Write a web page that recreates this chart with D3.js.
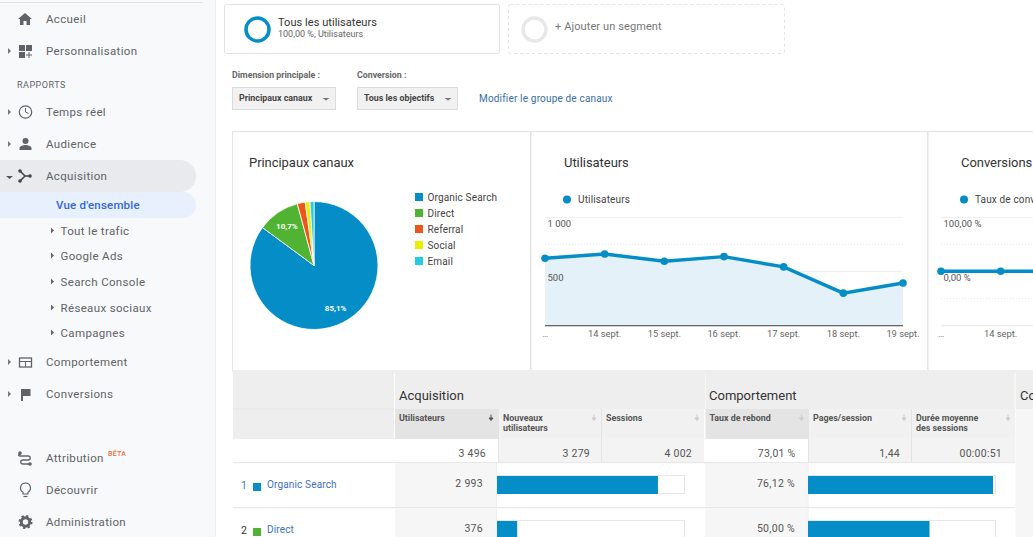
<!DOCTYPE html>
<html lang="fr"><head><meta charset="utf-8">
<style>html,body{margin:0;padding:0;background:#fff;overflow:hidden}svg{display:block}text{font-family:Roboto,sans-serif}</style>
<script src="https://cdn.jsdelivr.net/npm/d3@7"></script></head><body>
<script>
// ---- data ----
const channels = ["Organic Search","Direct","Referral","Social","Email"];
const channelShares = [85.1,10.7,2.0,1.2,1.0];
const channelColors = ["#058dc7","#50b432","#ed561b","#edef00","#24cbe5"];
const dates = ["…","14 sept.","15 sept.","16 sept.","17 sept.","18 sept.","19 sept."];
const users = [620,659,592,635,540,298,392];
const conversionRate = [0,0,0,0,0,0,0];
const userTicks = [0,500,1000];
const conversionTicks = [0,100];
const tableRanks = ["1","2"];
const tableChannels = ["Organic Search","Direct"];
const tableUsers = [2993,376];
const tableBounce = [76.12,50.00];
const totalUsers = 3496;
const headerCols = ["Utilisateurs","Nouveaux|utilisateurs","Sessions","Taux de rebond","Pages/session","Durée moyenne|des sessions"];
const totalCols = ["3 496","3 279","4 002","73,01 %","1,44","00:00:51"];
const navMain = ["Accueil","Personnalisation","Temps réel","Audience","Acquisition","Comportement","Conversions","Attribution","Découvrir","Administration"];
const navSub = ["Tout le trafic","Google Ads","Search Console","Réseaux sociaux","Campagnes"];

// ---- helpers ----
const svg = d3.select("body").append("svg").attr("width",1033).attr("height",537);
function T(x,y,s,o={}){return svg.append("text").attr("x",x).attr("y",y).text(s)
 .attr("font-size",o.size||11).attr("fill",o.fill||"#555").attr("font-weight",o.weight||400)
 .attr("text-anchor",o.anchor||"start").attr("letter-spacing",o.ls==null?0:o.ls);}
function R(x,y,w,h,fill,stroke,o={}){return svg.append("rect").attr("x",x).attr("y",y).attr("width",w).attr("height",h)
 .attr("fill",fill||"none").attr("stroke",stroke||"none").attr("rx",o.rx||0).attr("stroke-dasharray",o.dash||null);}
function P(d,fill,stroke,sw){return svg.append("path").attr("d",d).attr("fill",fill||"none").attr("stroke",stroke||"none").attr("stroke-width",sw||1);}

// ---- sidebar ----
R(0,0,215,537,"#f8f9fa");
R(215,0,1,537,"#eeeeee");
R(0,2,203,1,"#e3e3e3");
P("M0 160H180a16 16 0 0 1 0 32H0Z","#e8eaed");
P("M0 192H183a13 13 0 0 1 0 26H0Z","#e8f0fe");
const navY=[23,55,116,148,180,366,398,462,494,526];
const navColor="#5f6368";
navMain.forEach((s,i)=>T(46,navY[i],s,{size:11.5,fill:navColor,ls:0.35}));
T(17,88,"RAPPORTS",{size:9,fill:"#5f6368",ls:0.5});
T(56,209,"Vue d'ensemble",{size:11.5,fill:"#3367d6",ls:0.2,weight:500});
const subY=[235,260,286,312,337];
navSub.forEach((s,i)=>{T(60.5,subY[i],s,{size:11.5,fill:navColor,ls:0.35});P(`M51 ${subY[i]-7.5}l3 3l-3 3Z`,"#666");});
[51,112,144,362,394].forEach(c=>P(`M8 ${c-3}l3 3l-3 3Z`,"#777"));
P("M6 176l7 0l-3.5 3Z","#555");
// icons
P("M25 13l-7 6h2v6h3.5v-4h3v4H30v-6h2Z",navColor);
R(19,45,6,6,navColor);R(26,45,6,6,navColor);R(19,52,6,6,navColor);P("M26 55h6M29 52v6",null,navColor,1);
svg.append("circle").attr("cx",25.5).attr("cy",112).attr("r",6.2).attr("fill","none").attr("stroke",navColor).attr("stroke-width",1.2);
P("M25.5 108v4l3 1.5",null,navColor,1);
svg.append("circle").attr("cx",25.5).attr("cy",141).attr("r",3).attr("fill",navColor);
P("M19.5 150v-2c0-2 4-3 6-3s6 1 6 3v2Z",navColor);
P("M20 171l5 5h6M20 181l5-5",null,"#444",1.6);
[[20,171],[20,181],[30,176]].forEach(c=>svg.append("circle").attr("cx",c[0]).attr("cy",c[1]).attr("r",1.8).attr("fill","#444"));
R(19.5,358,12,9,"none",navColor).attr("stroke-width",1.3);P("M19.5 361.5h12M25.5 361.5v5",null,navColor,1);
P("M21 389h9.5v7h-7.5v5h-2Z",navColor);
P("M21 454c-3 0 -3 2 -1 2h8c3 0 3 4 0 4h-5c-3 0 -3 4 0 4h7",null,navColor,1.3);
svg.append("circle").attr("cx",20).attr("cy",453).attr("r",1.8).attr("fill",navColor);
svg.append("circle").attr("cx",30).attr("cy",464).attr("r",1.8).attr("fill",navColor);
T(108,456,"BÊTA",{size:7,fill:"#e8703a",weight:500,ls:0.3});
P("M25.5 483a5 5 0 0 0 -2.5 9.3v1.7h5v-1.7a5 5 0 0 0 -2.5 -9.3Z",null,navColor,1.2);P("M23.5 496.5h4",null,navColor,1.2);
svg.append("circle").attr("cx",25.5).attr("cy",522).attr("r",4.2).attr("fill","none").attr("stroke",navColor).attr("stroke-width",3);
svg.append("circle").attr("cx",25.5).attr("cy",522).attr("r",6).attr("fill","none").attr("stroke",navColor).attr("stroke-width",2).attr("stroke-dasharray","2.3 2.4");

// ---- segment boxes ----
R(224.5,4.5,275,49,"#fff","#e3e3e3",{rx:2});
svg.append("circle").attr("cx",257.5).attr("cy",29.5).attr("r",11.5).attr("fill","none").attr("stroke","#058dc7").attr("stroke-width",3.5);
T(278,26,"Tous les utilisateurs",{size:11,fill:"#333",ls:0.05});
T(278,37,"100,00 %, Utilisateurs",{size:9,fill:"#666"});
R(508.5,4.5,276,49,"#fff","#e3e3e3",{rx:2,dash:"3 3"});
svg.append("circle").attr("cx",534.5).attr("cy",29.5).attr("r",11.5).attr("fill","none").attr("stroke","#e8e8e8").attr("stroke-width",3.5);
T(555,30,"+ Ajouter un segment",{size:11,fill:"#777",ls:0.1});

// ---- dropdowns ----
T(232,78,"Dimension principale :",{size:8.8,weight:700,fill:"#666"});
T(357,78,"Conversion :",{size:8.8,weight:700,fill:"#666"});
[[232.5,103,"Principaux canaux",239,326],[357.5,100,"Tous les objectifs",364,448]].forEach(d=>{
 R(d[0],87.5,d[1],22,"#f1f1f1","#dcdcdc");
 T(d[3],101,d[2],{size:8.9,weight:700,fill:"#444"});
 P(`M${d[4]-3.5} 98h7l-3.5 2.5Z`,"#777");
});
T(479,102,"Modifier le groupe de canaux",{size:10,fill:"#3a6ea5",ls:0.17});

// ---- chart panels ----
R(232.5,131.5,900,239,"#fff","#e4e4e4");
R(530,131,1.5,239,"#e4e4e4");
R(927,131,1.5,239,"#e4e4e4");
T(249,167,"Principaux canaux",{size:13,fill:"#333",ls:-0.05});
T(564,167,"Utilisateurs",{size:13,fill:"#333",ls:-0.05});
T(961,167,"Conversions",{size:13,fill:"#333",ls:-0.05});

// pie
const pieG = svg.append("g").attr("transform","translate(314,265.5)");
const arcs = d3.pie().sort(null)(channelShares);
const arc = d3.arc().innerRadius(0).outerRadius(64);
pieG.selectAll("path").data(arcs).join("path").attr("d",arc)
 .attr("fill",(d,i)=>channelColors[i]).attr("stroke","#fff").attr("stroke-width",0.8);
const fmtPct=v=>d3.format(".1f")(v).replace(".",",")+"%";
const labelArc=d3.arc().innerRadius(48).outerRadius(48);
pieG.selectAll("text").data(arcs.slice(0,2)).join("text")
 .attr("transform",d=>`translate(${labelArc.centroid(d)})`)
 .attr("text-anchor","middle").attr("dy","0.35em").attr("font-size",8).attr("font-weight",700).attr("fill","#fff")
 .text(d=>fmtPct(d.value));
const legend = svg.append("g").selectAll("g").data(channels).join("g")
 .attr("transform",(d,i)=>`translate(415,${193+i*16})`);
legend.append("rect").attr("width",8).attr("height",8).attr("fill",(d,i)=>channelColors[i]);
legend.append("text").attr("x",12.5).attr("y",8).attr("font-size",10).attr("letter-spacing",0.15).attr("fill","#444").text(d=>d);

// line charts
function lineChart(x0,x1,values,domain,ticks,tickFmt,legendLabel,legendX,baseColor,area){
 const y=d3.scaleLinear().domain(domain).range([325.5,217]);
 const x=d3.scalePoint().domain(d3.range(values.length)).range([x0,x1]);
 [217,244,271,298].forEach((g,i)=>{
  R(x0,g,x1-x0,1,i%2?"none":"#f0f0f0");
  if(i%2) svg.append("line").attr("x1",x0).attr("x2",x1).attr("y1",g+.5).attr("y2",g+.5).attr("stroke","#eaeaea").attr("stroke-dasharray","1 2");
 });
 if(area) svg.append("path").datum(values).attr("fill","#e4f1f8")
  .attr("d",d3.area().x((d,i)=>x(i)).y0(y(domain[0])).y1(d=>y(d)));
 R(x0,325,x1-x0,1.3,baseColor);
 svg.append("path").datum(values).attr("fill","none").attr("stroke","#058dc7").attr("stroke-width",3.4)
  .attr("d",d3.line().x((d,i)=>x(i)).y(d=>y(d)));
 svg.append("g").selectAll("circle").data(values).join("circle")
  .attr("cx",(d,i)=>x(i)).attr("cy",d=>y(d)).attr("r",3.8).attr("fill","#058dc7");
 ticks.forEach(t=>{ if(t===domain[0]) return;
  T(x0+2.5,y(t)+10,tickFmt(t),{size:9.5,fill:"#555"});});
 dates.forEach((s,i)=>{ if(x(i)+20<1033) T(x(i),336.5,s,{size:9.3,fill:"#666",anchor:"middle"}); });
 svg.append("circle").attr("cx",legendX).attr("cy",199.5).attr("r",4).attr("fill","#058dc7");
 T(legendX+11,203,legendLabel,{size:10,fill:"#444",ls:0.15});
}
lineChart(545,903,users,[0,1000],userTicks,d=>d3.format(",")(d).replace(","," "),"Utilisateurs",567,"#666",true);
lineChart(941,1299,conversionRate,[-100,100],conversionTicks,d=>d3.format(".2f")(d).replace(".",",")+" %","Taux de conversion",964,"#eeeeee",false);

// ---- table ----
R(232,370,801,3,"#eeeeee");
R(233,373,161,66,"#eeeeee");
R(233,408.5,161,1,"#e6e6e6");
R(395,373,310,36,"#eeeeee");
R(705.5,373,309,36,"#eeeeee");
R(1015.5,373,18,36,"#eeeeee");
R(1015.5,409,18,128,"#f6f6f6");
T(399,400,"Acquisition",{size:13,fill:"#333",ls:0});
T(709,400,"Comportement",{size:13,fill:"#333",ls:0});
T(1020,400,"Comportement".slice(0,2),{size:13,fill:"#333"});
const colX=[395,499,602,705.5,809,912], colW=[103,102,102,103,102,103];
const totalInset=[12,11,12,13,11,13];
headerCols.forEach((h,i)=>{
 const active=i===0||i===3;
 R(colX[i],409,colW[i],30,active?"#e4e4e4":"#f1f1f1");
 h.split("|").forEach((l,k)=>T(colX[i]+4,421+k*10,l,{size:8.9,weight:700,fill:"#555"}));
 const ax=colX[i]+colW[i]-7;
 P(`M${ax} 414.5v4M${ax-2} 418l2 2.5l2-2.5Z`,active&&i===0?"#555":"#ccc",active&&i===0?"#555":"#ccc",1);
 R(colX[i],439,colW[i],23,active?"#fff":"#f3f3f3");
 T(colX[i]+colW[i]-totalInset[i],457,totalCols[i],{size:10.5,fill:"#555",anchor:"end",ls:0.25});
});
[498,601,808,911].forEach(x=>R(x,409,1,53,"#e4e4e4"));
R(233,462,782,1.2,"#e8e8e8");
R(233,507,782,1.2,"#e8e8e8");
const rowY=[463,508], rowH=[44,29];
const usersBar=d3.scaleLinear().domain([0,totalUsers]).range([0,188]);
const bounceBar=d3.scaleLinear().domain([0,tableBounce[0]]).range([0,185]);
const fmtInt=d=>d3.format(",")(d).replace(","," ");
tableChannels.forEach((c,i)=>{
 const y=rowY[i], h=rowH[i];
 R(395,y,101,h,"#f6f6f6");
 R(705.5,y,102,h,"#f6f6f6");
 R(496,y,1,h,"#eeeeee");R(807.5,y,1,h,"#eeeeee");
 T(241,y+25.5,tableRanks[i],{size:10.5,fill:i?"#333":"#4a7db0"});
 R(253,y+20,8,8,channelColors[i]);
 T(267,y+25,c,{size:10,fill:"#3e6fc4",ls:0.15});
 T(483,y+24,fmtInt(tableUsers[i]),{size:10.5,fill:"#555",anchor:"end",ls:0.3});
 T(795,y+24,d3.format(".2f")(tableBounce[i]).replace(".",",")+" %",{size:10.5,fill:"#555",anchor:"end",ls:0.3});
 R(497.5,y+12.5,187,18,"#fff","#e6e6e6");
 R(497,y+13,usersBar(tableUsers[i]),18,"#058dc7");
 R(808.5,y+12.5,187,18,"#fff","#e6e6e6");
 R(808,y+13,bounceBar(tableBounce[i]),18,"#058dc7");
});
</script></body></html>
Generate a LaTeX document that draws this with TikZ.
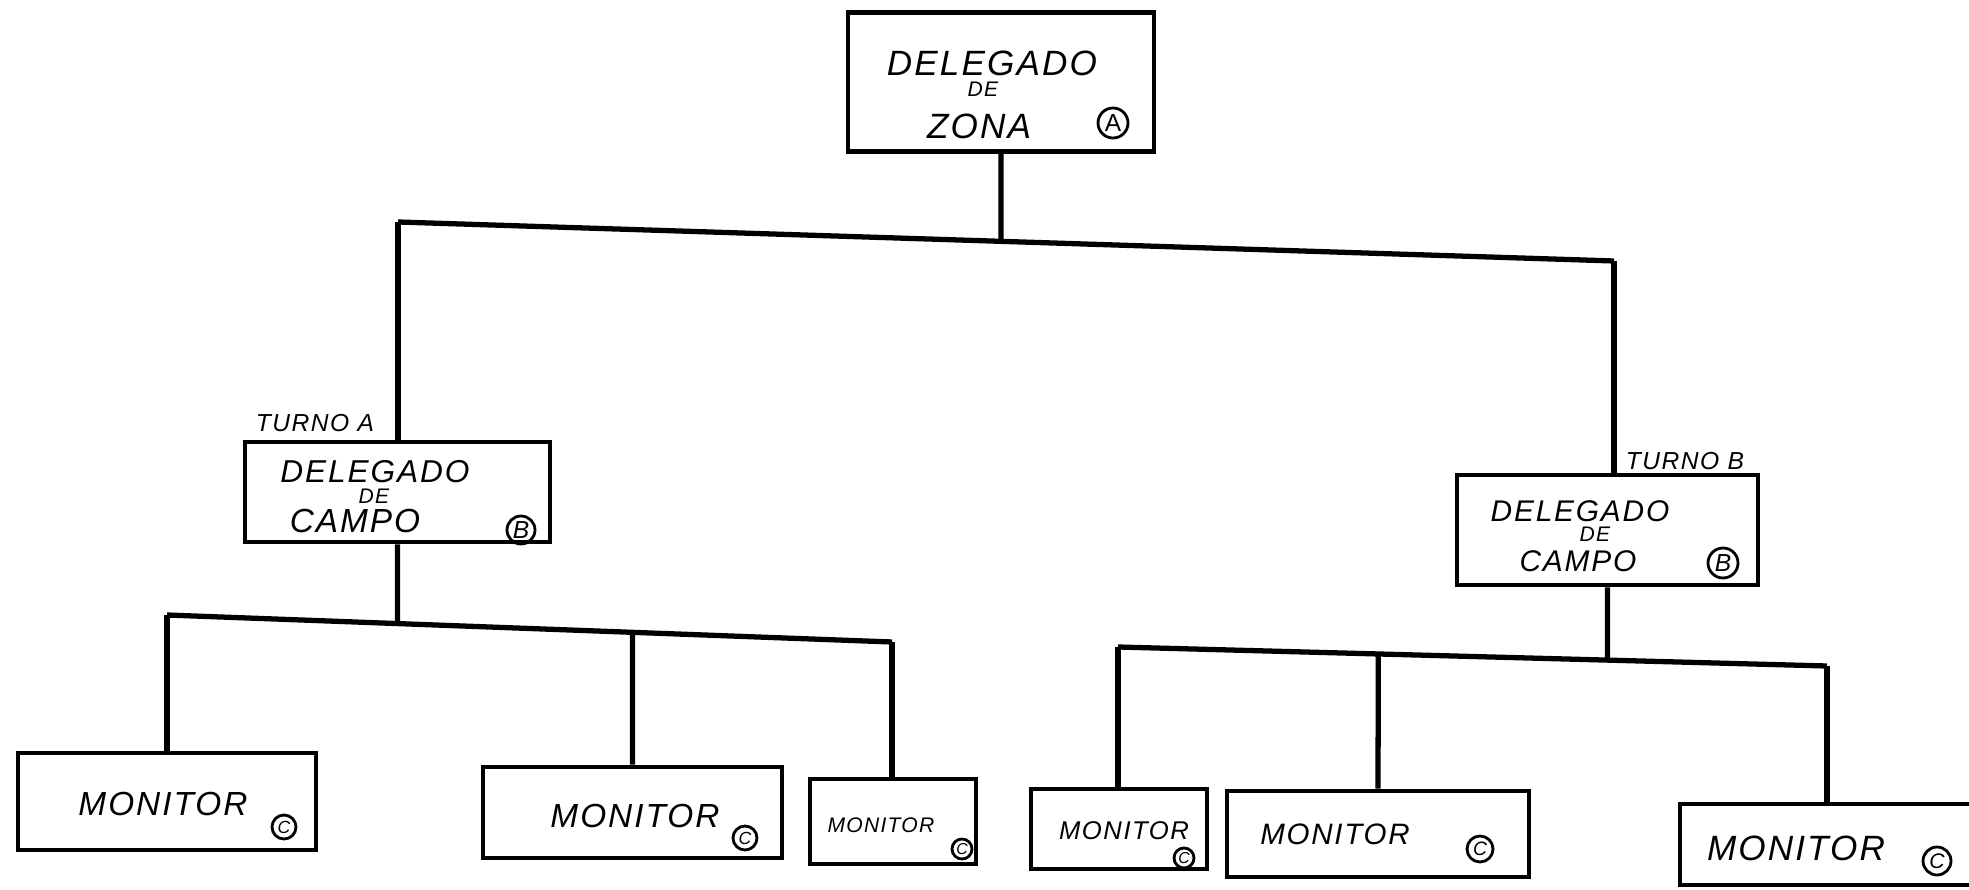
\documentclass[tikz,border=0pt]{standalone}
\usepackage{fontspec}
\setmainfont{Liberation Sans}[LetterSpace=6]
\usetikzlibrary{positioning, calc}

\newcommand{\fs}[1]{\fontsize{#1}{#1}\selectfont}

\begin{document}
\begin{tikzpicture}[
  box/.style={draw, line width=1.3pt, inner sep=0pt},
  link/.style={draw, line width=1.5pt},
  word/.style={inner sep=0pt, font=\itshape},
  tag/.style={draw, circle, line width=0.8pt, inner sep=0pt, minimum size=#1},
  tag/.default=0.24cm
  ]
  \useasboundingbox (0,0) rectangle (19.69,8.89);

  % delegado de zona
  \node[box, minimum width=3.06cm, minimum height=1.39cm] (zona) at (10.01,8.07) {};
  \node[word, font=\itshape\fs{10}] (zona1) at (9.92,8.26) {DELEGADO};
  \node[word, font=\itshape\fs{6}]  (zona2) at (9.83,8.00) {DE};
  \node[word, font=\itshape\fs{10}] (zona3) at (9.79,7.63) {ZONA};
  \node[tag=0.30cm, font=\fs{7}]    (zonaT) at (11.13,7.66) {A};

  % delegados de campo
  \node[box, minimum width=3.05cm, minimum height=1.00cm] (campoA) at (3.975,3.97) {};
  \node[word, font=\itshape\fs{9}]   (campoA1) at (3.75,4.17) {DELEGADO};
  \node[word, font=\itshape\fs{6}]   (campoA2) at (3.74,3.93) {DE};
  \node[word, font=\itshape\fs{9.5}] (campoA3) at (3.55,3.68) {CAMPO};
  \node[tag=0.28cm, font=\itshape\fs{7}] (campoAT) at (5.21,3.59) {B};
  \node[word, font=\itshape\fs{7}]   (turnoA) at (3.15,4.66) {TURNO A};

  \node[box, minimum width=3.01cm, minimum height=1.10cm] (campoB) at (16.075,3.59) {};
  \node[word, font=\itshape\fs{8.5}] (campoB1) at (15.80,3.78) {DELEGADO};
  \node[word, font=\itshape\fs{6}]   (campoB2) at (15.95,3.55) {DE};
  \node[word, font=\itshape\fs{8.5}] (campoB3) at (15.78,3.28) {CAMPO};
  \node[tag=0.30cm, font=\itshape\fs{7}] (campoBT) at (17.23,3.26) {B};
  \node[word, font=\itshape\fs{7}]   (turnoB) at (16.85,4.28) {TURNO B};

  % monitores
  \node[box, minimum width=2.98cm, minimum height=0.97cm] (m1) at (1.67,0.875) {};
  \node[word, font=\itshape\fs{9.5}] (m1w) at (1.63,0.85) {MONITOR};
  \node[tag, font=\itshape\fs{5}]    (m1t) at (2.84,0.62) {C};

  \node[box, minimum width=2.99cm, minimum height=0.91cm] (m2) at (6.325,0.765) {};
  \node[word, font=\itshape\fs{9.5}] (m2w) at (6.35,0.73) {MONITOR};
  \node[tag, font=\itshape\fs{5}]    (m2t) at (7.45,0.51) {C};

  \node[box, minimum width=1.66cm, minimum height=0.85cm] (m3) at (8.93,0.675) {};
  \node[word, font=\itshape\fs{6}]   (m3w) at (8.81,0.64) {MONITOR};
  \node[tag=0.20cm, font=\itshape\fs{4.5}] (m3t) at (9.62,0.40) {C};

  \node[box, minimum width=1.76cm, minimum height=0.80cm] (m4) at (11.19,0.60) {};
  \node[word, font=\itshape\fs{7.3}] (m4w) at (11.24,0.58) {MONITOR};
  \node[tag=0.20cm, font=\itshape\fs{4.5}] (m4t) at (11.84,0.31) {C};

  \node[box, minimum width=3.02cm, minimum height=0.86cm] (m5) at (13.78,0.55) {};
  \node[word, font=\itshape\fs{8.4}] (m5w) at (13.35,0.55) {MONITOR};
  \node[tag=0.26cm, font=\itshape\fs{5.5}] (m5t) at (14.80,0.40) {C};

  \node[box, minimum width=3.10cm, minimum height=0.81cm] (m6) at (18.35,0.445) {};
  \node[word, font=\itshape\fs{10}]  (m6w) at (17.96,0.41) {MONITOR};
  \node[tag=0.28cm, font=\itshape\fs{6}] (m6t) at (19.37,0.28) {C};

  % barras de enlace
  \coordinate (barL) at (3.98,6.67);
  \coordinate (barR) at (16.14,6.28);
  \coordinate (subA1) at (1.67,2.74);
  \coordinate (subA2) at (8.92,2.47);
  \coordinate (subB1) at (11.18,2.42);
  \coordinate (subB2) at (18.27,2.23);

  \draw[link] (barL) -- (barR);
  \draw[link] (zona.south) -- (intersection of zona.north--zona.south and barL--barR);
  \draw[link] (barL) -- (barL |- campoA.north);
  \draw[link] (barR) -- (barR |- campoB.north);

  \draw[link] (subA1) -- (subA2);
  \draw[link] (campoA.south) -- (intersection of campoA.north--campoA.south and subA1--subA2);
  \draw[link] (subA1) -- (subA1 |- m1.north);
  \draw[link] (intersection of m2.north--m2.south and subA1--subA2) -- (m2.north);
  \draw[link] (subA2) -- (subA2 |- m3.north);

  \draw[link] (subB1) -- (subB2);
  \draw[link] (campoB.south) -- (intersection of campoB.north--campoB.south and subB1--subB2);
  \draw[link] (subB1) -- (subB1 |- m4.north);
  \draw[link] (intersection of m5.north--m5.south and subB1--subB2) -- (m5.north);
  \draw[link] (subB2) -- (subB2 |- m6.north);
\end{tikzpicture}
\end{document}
·····
## Problem requirements
Give back exactly the lines from the one containing "Generate a LaTeX" to the one containing "(zonaT) at (11.13,7.66)", both included, and no pictures.

## Answer to the task
Generate a LaTeX document that draws this with TikZ.
\documentclass[tikz,border=0pt]{standalone}
\usepackage{fontspec}
\setmainfont{Liberation Sans}[LetterSpace=6]
\usetikzlibrary{positioning, calc}

\newcommand{\fs}[1]{\fontsize{#1}{#1}\selectfont}

\begin{document}
\begin{tikzpicture}[
  box/.style={draw, line width=1.3pt, inner sep=0pt},
  link/.style={draw, line width=1.5pt},
  word/.style={inner sep=0pt, font=\itshape},
  tag/.style={draw, circle, line width=0.8pt, inner sep=0pt, minimum size=#1},
  tag/.default=0.24cm
  ]
  \useasboundingbox (0,0) rectangle (19.69,8.89);

  % delegado de zona
  \node[box, minimum width=3.06cm, minimum height=1.39cm] (zona) at (10.01,8.07) {};
  \node[word, font=\itshape\fs{10}] (zona1) at (9.92,8.26) {DELEGADO};
  \node[word, font=\itshape\fs{6}]  (zona2) at (9.83,8.00) {DE};
  \node[word, font=\itshape\fs{10}] (zona3) at (9.79,7.63) {ZONA};
  \node[tag=0.30cm, font=\fs{7}]    (zonaT) at (11.13,7.66) {A};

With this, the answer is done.